Cinderveil & Cluster
Cinderveil Cinderveil
Cluster, I’ve been working on a compact engine for emergency vehicles that has to run in extreme heat, but the timing keeps jumping when it warms up. Got any logic‑based timing tweaks or debugging tricks that could keep it stable?
Cluster Cluster
Make sure the timing controller isn’t a floating‑point trap; round to integers as soon as possible. Add a heat‑compensation factor to the crank sensor reading—just a linear offset based on a calibrated temp‑time curve. Use a single‑threaded, event‑driven loop so the timer isn’t pre‑empted by background tasks. Log temp and timing each cycle, then feed that into a simple feedback loop that nudges the advance forward or back. If you’re using a language you didn’t vet, switch to a deterministic one like C and a proven timer peripheral; the extra overhead of a garbage‑collected runtime is a timing hazard in itself.
Cinderveil Cinderveil
Sounds solid—keep the math tight and the code lean, and you’ll dodge most timing hiccups. Just make sure the sensor’s not drifting under that heat; a quick calibration check before every run should save you a lot of headaches.
Cluster Cluster
Good point, but if the sensor drifts it’s like trusting a GPS that forgets its own coordinates—fix it first, then worry about the rest.
Cinderveil Cinderveil
Yeah, if the sensor’s drifting you’re chasing ghosts—get a backup reference or a self‑check routine before you even touch the timing.
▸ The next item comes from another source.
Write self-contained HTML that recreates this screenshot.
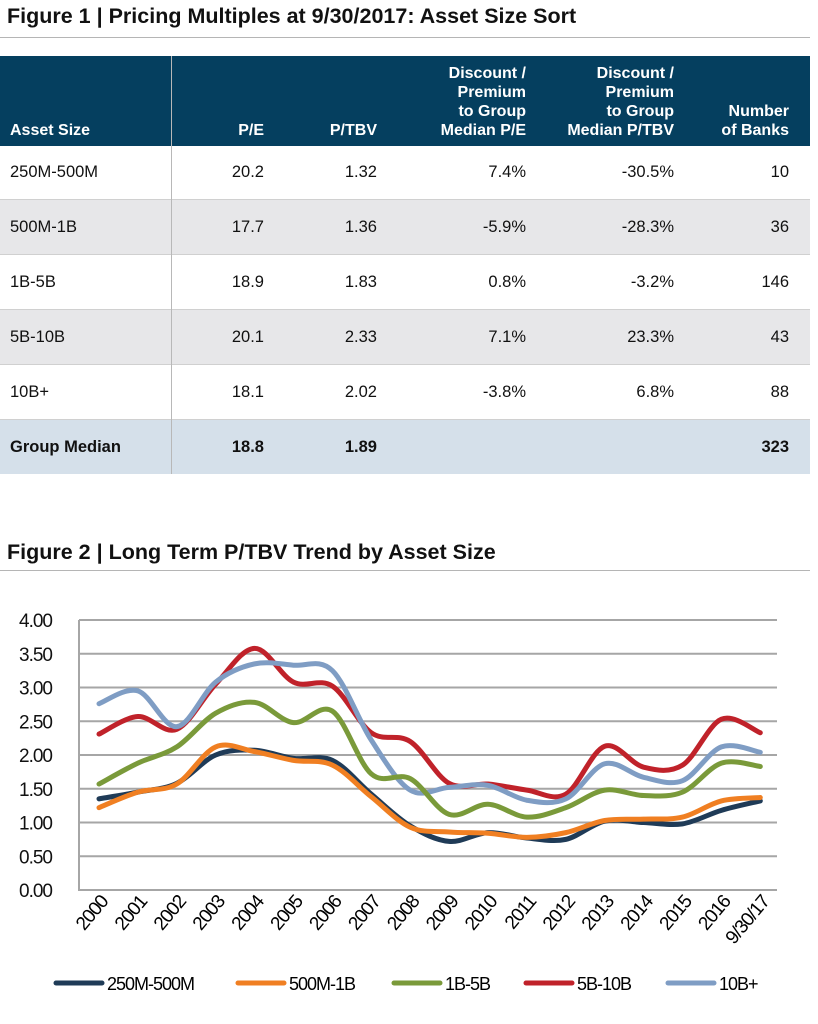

Once it’s accurate, the rest is just tweaking.
Cluster Cluster
Sounds like a sensor‑drift scavenger hunt; I’d add a second thermistor on the same pin and average them so you’re not chasing a phantom. Then lock the calibration in a non‑volatile store so the engine never forgets its own “ghost‑free” baseline.
Cinderveil Cinderveil
A second thermistor in a simple voltage divider is a slick fix—averaging cuts noise and catches drift. Just make sure you flash that baseline into flash every time you recalibrate, and you’ll keep the engine from guessing again.